Beyond Australia, UK-based brand Refy’s decision to pull its one-year-old Skin Trio sunscreen from sale in July cited inconsistent test results, but did not share the name of its lab or manufacturer.
Dimming Trust
Earlier this month, the FDA sent warning letters to five brands including Supergoop and Vacation stating that “mousse” was not an FDA-approved sunscreen format for SPF, adding that Vacation’s playful whipped cream canister for its Classic Whip sunscreen looked too much like the actual food product.
The FDA is known for facing criticism when it comes to SPF — it has not approved a new sunscreen filter since 1999. Trust has continued to erode given Health and Human Services Secretary Robert F. Kennedy Jr. and his “Make America Healthy Again” movement’s association with sunscreen scepticism.
Multiple skincare influencers questioned the warning letter’s motivations. In a TikTok video, Dieux founder Charlotte Palermino pointed out that RFK Jr. drank raw milk shots in the oval office with “carnivore” diet influencer Paul Saladino, who rails against sunscreen on Instagram. BeautyStat founder and cosmetic chemist Ron Robinson also weighed in, posting a video questioning the difference between a mousse and a lotion. The FDA did not respond to a request for comment.

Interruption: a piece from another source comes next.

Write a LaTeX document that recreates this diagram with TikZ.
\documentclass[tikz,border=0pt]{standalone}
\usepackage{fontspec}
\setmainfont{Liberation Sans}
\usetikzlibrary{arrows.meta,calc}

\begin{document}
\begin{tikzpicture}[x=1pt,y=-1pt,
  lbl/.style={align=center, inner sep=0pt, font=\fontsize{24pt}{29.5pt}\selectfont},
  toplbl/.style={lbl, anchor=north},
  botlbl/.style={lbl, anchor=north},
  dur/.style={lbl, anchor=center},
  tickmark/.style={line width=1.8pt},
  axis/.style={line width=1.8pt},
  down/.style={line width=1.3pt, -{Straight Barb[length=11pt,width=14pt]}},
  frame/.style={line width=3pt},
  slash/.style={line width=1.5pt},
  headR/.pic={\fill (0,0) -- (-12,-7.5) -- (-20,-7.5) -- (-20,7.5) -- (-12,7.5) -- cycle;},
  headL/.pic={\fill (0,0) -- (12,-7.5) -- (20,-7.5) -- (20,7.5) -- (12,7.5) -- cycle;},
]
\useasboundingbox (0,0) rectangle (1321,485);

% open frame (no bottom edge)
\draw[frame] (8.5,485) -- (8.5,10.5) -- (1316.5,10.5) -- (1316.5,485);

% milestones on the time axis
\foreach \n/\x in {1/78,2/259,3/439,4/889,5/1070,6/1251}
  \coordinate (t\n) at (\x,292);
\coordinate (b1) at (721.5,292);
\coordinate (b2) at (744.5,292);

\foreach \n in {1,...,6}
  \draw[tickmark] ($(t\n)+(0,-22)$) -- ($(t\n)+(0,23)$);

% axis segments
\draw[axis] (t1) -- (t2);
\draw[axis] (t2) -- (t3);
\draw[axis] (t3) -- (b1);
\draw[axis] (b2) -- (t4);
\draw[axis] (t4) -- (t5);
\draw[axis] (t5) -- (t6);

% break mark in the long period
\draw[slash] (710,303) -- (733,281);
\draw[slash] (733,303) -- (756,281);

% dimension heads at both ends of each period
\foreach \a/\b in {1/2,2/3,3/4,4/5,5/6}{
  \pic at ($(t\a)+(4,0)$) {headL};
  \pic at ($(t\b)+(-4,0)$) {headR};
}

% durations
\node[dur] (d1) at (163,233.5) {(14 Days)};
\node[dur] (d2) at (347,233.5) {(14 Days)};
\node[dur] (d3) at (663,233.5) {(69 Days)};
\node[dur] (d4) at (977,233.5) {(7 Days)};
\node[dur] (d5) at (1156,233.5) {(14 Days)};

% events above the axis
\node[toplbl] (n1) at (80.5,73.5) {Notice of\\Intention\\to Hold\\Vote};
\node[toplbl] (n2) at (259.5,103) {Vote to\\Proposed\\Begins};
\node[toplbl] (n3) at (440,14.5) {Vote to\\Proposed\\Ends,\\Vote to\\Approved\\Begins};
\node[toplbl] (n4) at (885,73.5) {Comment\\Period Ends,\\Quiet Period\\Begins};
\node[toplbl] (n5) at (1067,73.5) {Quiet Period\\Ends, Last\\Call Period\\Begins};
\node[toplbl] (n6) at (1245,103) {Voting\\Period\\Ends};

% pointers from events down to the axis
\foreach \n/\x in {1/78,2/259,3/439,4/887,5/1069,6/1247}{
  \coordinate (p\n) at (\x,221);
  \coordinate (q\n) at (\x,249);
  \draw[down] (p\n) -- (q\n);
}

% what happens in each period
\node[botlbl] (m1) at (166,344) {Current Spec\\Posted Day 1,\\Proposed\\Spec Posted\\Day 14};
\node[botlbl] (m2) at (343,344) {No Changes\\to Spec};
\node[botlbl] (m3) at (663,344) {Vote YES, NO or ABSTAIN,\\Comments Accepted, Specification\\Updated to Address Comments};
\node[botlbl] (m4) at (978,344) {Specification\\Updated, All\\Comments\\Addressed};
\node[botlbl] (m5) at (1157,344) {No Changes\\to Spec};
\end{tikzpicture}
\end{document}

“The recent communication from the FDA regarding our Play SPF 50 Body Mousse is focused on product labelling and has nothing to do with its safety, effectiveness, or formula,” said a Supergoop representative, who shared the brand’s testing results to reach compliance with FDA standards, clearly labelling it a “mousse” at the time.

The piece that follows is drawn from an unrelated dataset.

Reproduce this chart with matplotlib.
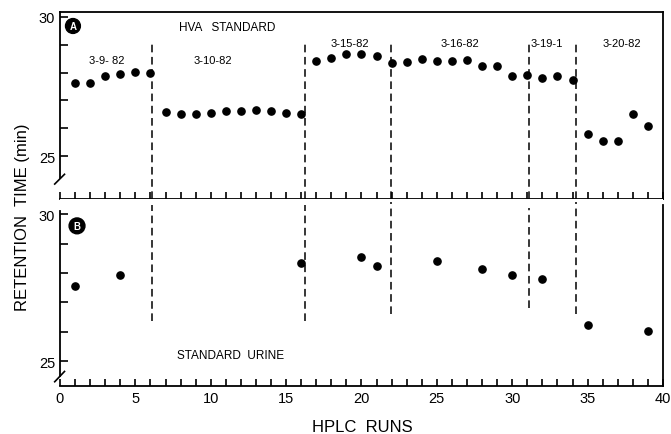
import numpy as np
import matplotlib.pyplot as plt

plt.rcParams['font.family'] = ['Liberation Sans', 'DejaVu Sans']

# HVA standard, every run
runs_std = list(range(1, 40))
rt_std = [27.61, 27.61, 27.88, 27.95, 28.03, 27.99,
          26.57, 26.51, 26.51, 26.54, 26.63, 26.61, 26.65, 26.62, 26.55, 26.51,
          28.42, 28.52, 28.66, 28.66, 28.60,
          28.36, 28.38, 28.48, 28.42, 28.42, 28.46, 28.22, 28.22,
          27.88, 27.90, 27.80, 27.86, 27.72,
          25.79, 25.55, 25.54, 26.51, 26.09]

# standard urine
runs_urine = [1, 4, 16, 20, 21, 25, 28, 30, 32, 35, 39]
rt_urine = [27.56, 27.93, 28.33, 28.55, 28.24, 28.39, 28.15, 27.93, 27.79, 26.22, 26.03]

# day boundaries
day_breaks = [6.1, 16.25, 21.95, 31.1, 34.25]
day_names = ["3-9- 82", "3-10-82", "3-15-82", "3-16-82", "3-19-1", "3-20-82"]
day_x = [3.1, 10.15, 19.2, 26.5, 32.3, 37.3]
day_y = [28.45, 28.45, 29.06, 29.06, 29.06, 29.06]
# how far the dashed lines reach in panel B
break_low_b = [26.35, 26.35, 26.6, 26.8, 26.6]
break_high_b = [30.3, 30.3, 30.4, 30.2, 30.4]

fig = plt.figure(figsize=(6.71, 4.35), dpi=100)
ax1 = fig.add_axes([0.0894, 0.540, 0.8986, 0.430])
ax2 = fig.add_axes([0.0894, 0.110, 0.8986, 0.430])

for ax in (ax1, ax2):
    ax.set_xlim(0, 40)
    ax.set_xticks(np.arange(0, 41, 1), minor=True)
    ax.set_xticks(np.arange(0, 41, 5))
    ax.set_yticks([25, 30])
    ax.set_yticks([26, 27, 28, 29], minor=True)
    ax.tick_params(which='both', direction='in', length=6, width=1.2, labelsize=10.5)
    ax.tick_params(axis='x', which='both', length=5)
    for s in ax.spines.values():
        s.set_linewidth(1.3)

ax1.set_ylim(23.46, 30.17)
ax2.set_ylim(24.15, 30.51)

ax1.spines['left'].set_bounds(24.2, 30.17)
ax2.spines['left'].set_bounds(24.5, 30.1)
ax2.spines['right'].set_bounds(24.15, 30.3)
ax2.spines['top'].set_visible(False)
ax1.tick_params(axis='x', labelbottom=False)

# small break marks on the y axes
ax1.plot([-0.35, 0.3], [24.0, 24.35], color='black', lw=1.2, clip_on=False)
ax2.plot([-0.35, 0.3], [24.3, 24.65], color='black', lw=1.2, clip_on=False)

ax1.plot(runs_std, rt_std, 'o', color='black', ms=5.2)
ax2.plot(runs_urine, rt_urine, 'o', color='black', ms=5.2)

for xb, lo, hi in zip(day_breaks, break_low_b, break_high_b):
    ax1.plot([xb, xb], [23.46, 29.1], color='black', lw=1.1, ls=(0, (5, 3)))
    ax2.plot([xb, xb], [lo, hi], color='black', lw=1.1, ls=(0, (5, 3)))

for name, x, y in zip(day_names, day_x, day_y):
    ax1.text(x, y, name, ha='center', va='center', fontsize=8)

ax1.text(11.07, 29.63, "HVA   STANDARD", ha='center', va='center', fontsize=8.5)
ax2.text(11.3, 25.2, "STANDARD  URINE", ha='center', va='center', fontsize=8.5)

ax1.text(0.86, 29.67, "A", ha='center', va='center', fontsize=7, color='white',
         fontweight='bold', bbox=dict(boxstyle='circle,pad=0.25', fc='black', ec='black'))
ax2.text(1.13, 29.6, "B", ha='center', va='center', fontsize=7, color='white',
         fontweight='bold', bbox=dict(boxstyle='circle,pad=0.3', fc='black', ec='black'))

fig.text(0.033, 0.50, "RETENTION  TIME (min)", rotation=90, ha='center', va='center', fontsize=12)
fig.text(0.54, 0.018, "HPLC  RUNS", ha='center', va='center', fontsize=12)

fig.savefig("out.png", dpi=100)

Packaging is not approved by the FDA before a product goes on the market, said Allison Kent-Gunn, the founder of beauty packaging consultancy 3E Beauty Consulting. “If a component makes the formula behave differently, like expanding with air to mimic whipped cream, that’s when it crosses into gray territory,” she said.

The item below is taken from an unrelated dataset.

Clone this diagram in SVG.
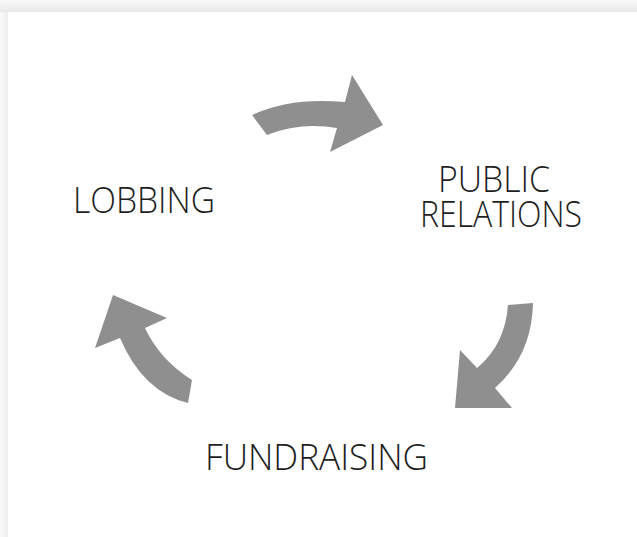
<svg xmlns="http://www.w3.org/2000/svg" width="637" height="537" viewBox="0 0 637 537">
<style>
.arrow{fill:#8f8f8f}
.lbl{font-family:"Open Sans","Noto Sans","DejaVu Sans",sans-serif;font-weight:300;font-size:37px;fill:#1e1e1e}
</style>
<defs>
<linearGradient id="gt" x1="0" y1="0" x2="0" y2="1"><stop offset="0" stop-color="#f8f8f8"/><stop offset="1" stop-color="#e9e9e9"/></linearGradient>
<linearGradient id="gl" x1="0" y1="0" x2="1" y2="0"><stop offset="0" stop-color="#f9f9f9"/><stop offset="1" stop-color="#ededed"/></linearGradient>
</defs>
<g id="background">
<rect x="0" y="0" width="637" height="537" fill="#f6f6f6"/>
<rect x="0" y="0" width="637" height="12" fill="url(#gt)"/>
<rect x="0" y="12" width="8" height="525" fill="url(#gl)"/>
<rect x="8" y="12" width="629" height="525" fill="#ffffff"/>
</g>
<g id="connectors">
<path class="arrow" d="M252,115 Q290,97 345,102 L352,75 L383,125 L330,152 L337,128 Q300,122 267,135 Z"/>
<path class="arrow" d="M508,305 L533,303 Q532,355 495,388 L512,408 L455,408 L460,350 L477,368 Q505,345 508,305 Z"/>
<path class="arrow" d="M192,380 Q160,360 145,328 L167,318 L113,295 L95,348 L120,338 Q143,392 188,403 Z"/>
</g>
<g id="node-lobbing">
<text class="lbl" x="73" y="213" textLength="142" lengthAdjust="spacingAndGlyphs">LOBBING</text>
</g>
<g id="node-public-relations">
<text class="lbl" x="438" y="192" textLength="112" lengthAdjust="spacingAndGlyphs">PUBLIC</text>
<text class="lbl" x="420" y="227" textLength="162" lengthAdjust="spacingAndGlyphs">RELATIONS</text>
</g>
<g id="node-fundraising">
<text class="lbl" x="205" y="470" textLength="223" lengthAdjust="spacingAndGlyphs">FUNDRAISING</text>
</g>
</svg>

Dr. Georges Benjamin, executive director of the American Public Health Association, agreed. “No one should trust anything that comes out of Mr. Kennedy’s mouth,” he said. “But the folks at FDA are professionals.”
Clearing Confusion
With credibility questions and accusations flying between labs, brands, consumer advocates, manufacturers and regulators, brands and experts are calling for change to what they say are outdated and confusing regulator testing requirements.
The TGA and FDA both require that brands commission their own SPF testing from accredited labs. Those labs conduct tests on human subjects, evaluating skin redness from UV lights.
Samantha Brett, the founder of Naked Sundays, said that she has been advocating for a reform on testing requirements as a member of the TGA’s consumer health advisory group, stating that current protocols are “unclear.”
“As it stands, brands affected by the consumer group investigation, and even those that were not, are left in limbo,” she said in a statement, noting that in vitro tests would be more accurate.
On Aug. 21, Australia’s TGA announced that it may switch to in vitro tests after reviewing its sunscreen regulation as part of an investigation into the Choice results. The agency stated that “variability” in human-subject tests “is a known issue” because it relies on a visual estimation of individual skin responses.
For now, SPF may be more accurately conveyed as ranges rather than exact values, said Wong. But in the long run, the TGA’s proposal to switch to in vitro tests could avoid the vast ranges igniting controversies. Even if changed, restoring consumer confidence will take work.
“Testing variability is creating unnecessary confusion for consumers and brands alike, and it’s important at this time that we need to come together and create a united industry advocating for the consumer,” said Brett.
Editor’s Note: This story was updated on Sep. 2 2025 to clarify that sales of Naked Sundays’ Collagen Glow were suspended only in Australia.